Pak Farhan, Bandung sedang sibuk menata wajah kota, namun lupa menata nasib warganya yang tidur di trotoar. Di saat gedung baru dan kafe terus bermunculan, selimut karton masih menjadi atap banyak orang di sudut-sudut jalan. Mereka ikut membayar harga mahal urbanisasi, tetapi tak pernah diajak bicara soal masa depan kota. Pertanyaannya sederhana: untuk siapa sebenarnya Bandung dibangun hari ini.
Selama satu tahun kepemimpinan Anda, homeless masih dipandang sebagai masalah ketertiban, bukan korban ketidakadilan struktural.
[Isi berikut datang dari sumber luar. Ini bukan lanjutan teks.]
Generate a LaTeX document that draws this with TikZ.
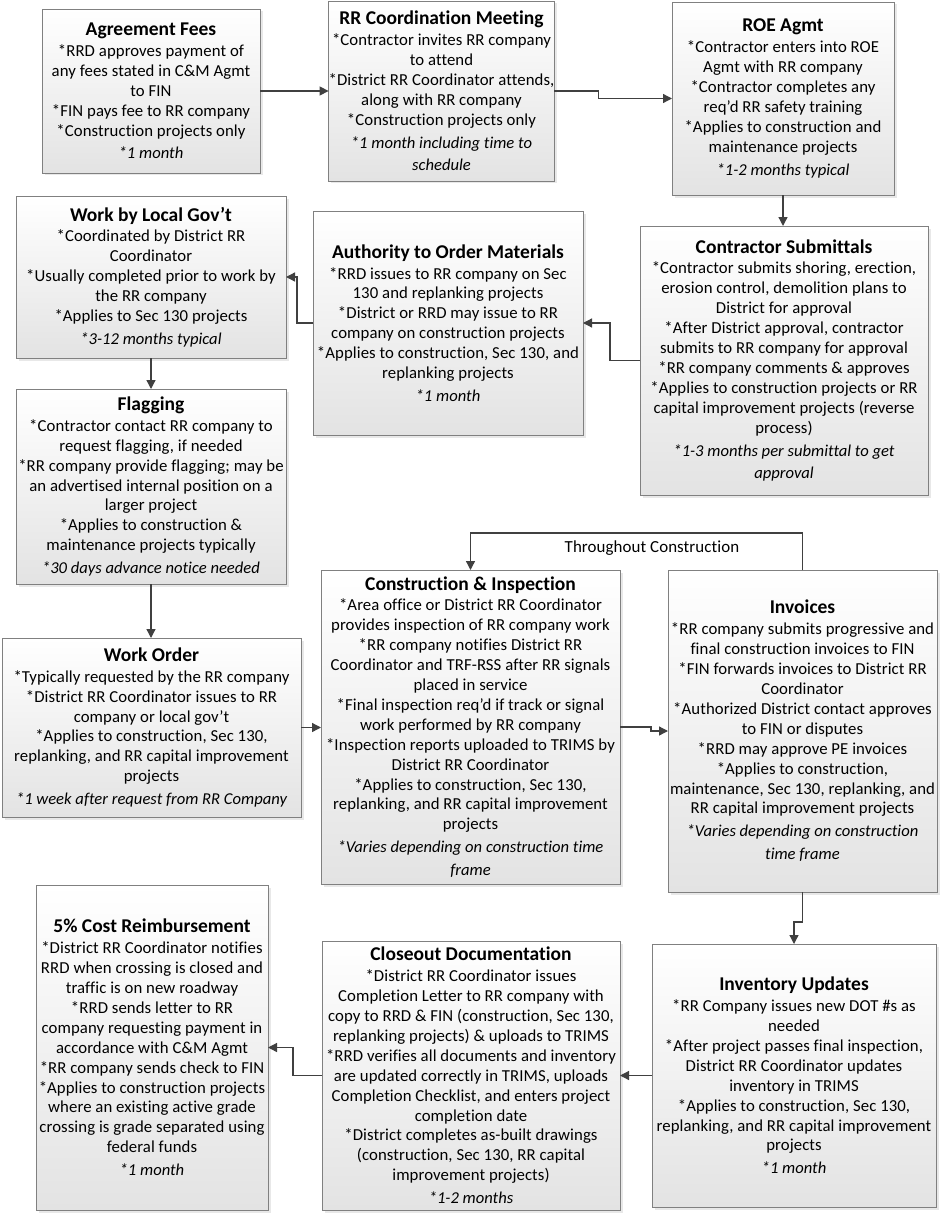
\documentclass[tikz,border=0pt]{standalone}
\usepackage{fontspec}
\setmainfont[Ligatures=NoCommon]{Carlito}
\newfontfamily\bodyfont[LetterSpace=0.5,Ligatures=NoCommon]{Carlito}
\usetikzlibrary{shadows,arrows.meta,calc}
\newcommand{\btitle}[1]{{\normalfont\bfseries\fontsize{19.5}{22}\selectfont #1}\\[1pt]}
\newcommand{\itx}[1]{{\normalfont\itshape\fontsize{16.6}{19.9}\selectfont #1}}
\begin{document}
\begin{tikzpicture}[x=1pt,y=-1pt]
\tikzset{
 box/.style={draw=black!50, line width=0.9pt, top color=white, bottom color=black!11,
   drop shadow={shadow xshift=2.5pt,shadow yshift=-2.5pt,fill=black!18},
   align=center, inner sep=0pt, outer sep=0pt, font=\bodyfont\fontsize{16.75}{19.9}\selectfont},
 conn/.style={draw=black!75, line width=1.3pt, -{Triangle[length=9pt,width=9pt]}},
 lbl/.style={font=\bodyfont\fontsize{16.9}{19.9}\selectfont, inner sep=0pt},
}
\useasboundingbox (0,0) rectangle (946,1217);

\node[box, minimum width=218pt, minimum height=164pt] (A) at (151,91) {\btitle{Agreement Fees}
*RRD approves payment of\\
any fees stated in C\&M Agmt\\
to FIN\\
*FIN pays fee to RR company\\
*Construction projects only\\[3pt]
\itx{*1 month}};

\node[box, minimum width=221pt, minimum height=180pt] (B) at (441.5,91) {\btitle{RR Coordination Meeting}
*Contractor invites RR company\\
to attend\\
*District RR Coordinator attends,\\
along with RR company\\
*Construction projects only\\[3pt]
\itx{*1 month including time to}\\[3pt]
\itx{schedule}};

\node[box, minimum width=222pt, minimum height=193pt] (C) at (783,98.5) {\btitle{ROE Agmt}
*Contractor enters into ROE\\
Agmt with RR company\\
*Contractor completes any\\
req’d RR safety training\\
*Applies to construction and\\
maintenance projects\\[3pt]
\itx{*1-2 months typical}};

\node[box, minimum width=288pt, minimum height=269pt] (D) at (784,360.5) {\btitle{Contractor Submittals}
*Contractor submits shoring, erection,\\
erosion control, demolition plans to\\
District for approval\\
*After District approval, contractor\\
submits to RR company for approval\\
*RR company comments \& approves\\
*Applies to construction projects or RR\\
capital improvement projects (reverse\\
process)\\[3pt]
\itx{*1-3 months per submittal to get}\\[3pt]
\itx{approval}};

\node[box, minimum width=270pt, minimum height=224pt] (E) at (448,323) {\btitle{Authority to Order Materials}
*RRD issues to RR company on Sec\\
130 and replanking projects\\
*District or RRD may issue to RR\\
company on construction projects\\
*Applies to construction, Sec 130, and\\
replanking projects\\[3pt]
\itx{*1 month}};

\node[box, minimum width=270pt, minimum height=162pt] (F) at (151,277) {\btitle{Work by Local Gov’t}
*Coordinated by District RR\\
Coordinator\\
*Usually completed prior to work by\\
the RR company\\
*Applies to Sec 130 projects\\[3pt]
\itx{*3-12 months typical}};

\node[box, minimum width=270pt, minimum height=195pt] (G) at (151,486.5) {\btitle{Flagging}
*Contractor contact RR company to\\
request flagging, if needed\\
*RR company provide flagging; may be\\
an advertised internal position on a\\
larger project\\
*Applies to construction \&\\
maintenance projects typically\\[3pt]
\itx{*30 days advance notice needed}};

\node[box, minimum width=299pt, minimum height=179pt] (H) at (151.5,727.5) {\btitle{Work Order}
*Typically requested by the RR company\\
*District RR Coordinator issues to RR\\
company or local gov’t\\
*Applies to construction, Sec 130,\\
replanking, and RR capital improvement\\
projects\\[3pt]
\itx{*1 week after request from RR Company}};

\node[box, minimum width=299pt, minimum height=314pt] (I) at (470.5,727) {\btitle{Construction \& Inspection}
*Area office or District RR Coordinator\\
provides inspection of RR company work\\
*RR company notifies District RR\\
Coordinator and TRF-RSS after RR signals\\
placed in service\\
*Final inspection req’d if track or signal\\
work performed by RR company\\
*Inspection reports uploaded to TRIMS by\\
District RR Coordinator\\
*Applies to construction, Sec 130,\\
replanking, and RR capital improvement\\
projects\\[3pt]
\itx{*Varies depending on construction time}\\[3pt]
\itx{frame}};

\node[box, minimum width=269pt, minimum height=322pt] (J) at (802.5,731) {\btitle{Invoices}
*RR company submits progressive and\\
final construction invoices to FIN\\
*FIN forwards invoices to District RR\\
Coordinator\\
*Authorized District contact approves\\
to FIN or disputes\\
*RRD may approve PE invoices\\
*Applies to construction,\\
maintenance, Sec 130, replanking, and\\
RR capital improvement projects\\[3pt]
\itx{*Varies depending on construction}\\[3pt]
\itx{time frame}};

\node[box, minimum width=284pt, minimum height=263pt] (K) at (794,1075.5) {\btitle{Inventory Updates}
*RR Company issues new DOT \#s as\\
needed\\
*After project passes final inspection,\\
District RR Coordinator updates\\
inventory in TRIMS\\
*Applies to construction, Sec 130,\\
replanking, and RR capital improvement\\
projects\\[3pt]
\itx{*1 month}};

\node[box, minimum width=298pt, minimum height=269pt] (L) at (471,1075.5) {\btitle{Closeout Documentation}
*District RR Coordinator issues\\
Completion Letter to RR company with\\
copy to RRD \& FIN (construction, Sec 130,\\
replanking projects) \& uploads to TRIMS\\
*RRD verifies all documents and inventory\\
are updated correctly in TRIMS, uploads\\
Completion Checklist, and enters project\\
completion date\\
*District completes as-built drawings\\
(construction, Sec 130, RR capital\\
improvement projects)\\[3pt]
\itx{*1-2 months}};

\node[box, minimum width=232pt, minimum height=325pt] (M) at (152,1047.5) {\btitle{5\% Cost Reimbursement}
*District RR Coordinator notifies\\
RRD when crossing is closed and\\
traffic is on new roadway\\
*RRD sends letter to RR\\
company requesting payment in\\
accordance with C\&M Agmt\\
*RR company sends check to FIN\\
*Applies to construction projects\\
where an existing active grade\\
crossing is grade separated using\\
federal funds\\[3pt]
\itx{*1 month}};

\node[lbl] (tc) at (652,548) {Throughout Construction};

% connectors
\draw[conn] (A.east) -- (B.west);
\draw[conn] (B.east) -- ++(44,0) |- (C.west);
\draw[conn] (C.south) -- (C.south |- D.north);
\draw[conn] (D.west) -- ++(-30,0) |- (E.east);
\draw[conn] (E.west) -- ++(-16,0) |- (F.east);
\draw[conn] (F.south) -- (G.north);
\draw[conn] (G.south) -- (G.south |- H.north);
\draw[conn] (H.east) -- (H.east -| I.west);
\draw[conn] (I.east) -- ++(31,0) |- (J.west);
\draw[conn] (J.north) -- ++(0,-37) -| (I.north);
\draw[conn] (J.south) -- ++(0,30) -| (K.north);
\draw[conn] (K.west) -- (L.east);
\draw[conn] (L.west) -- ++(-29,0) |- (M.east);
\end{tikzpicture}
\end{document}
Operasi penertiban lebih sering terdengar dibanding kabar kebijakan yang benar-benar mengangkat mereka dari jalanan. Tubuh-tubuh lelah itu digeser dari satu sudut kota ke sudut lain, seolah hanya noda di atas kanvas pariwisata. Kota tampak bersih di foto, namun semakin kejam bagi mereka yang tak punya alamat.
Kota yang Anda janjikan akan inklusif, memilih siapa yang diterima dan siapa yang tidak. Meskipun istilah kelompok rentan sering di gaungkan di ruang rapat, nyatanya di jalanan mereka menghadapi razia, stigma, dan pandangan curiga. Mereka yang tidak memiliki tempat tinggal hanya muncul sebagai angka, bukan individu yang memiliki sejarah, luka, dan harapan.
Pak Farhan, tanpa data terbuka dan jujur tentang jumlah serta kondisi warga tanpa rumah, publik sulit mengawasi janji-janji Bapak. Transparansi bukan sekadar unggahan infografik, tetapi kesediaan membuka angka yang mungkin memalukan bagi pemerintah. Warga perlu tahu berapa yang sudah dijangkau, berapa yang kembali ke jalan, dan apa yang salah dari program sebelumnya. Tanpa itu, slogan keadilan sosial hanya jadi kalimat manis di baliho kota.
Di saat anggaran kota mengalir deras untuk event, festival, dan proyek beraroma selfie, rumah singgah masih terbatas dan layanan psikososial minim. Kebijakan seperti ini memberi sinyal jelas bahwa hak hidup layak warga paling miskin kalah penting dibanding pesta ruang publik. Sementara, sebagian besar penduduknya hanya menjadi bayangan di belakang panggung, Bandung dipromosikan sebagai destinasi. Inilah wajah ketimpangan yang lahir dari pilihan politik, bukan kebetulan.
Lebih parah lagi, mereka yang hidup atau pernah hidup di jalan hampir tak pernah duduk setara di meja perumusan kebijakan. Suara mereka disaring lewat laporan, bukan diundang sebagai saksi langsung atas kegagalan sistem. Kebijakan yang dibuat tanpa mempertimbangkan kebutuhan masyarakat yang terdampak hanya akan mengulangi pola kekerasan yang sama. Kota kehilangan kompas moralnya ketika tidak memberikan kesempatan untuk berbicara.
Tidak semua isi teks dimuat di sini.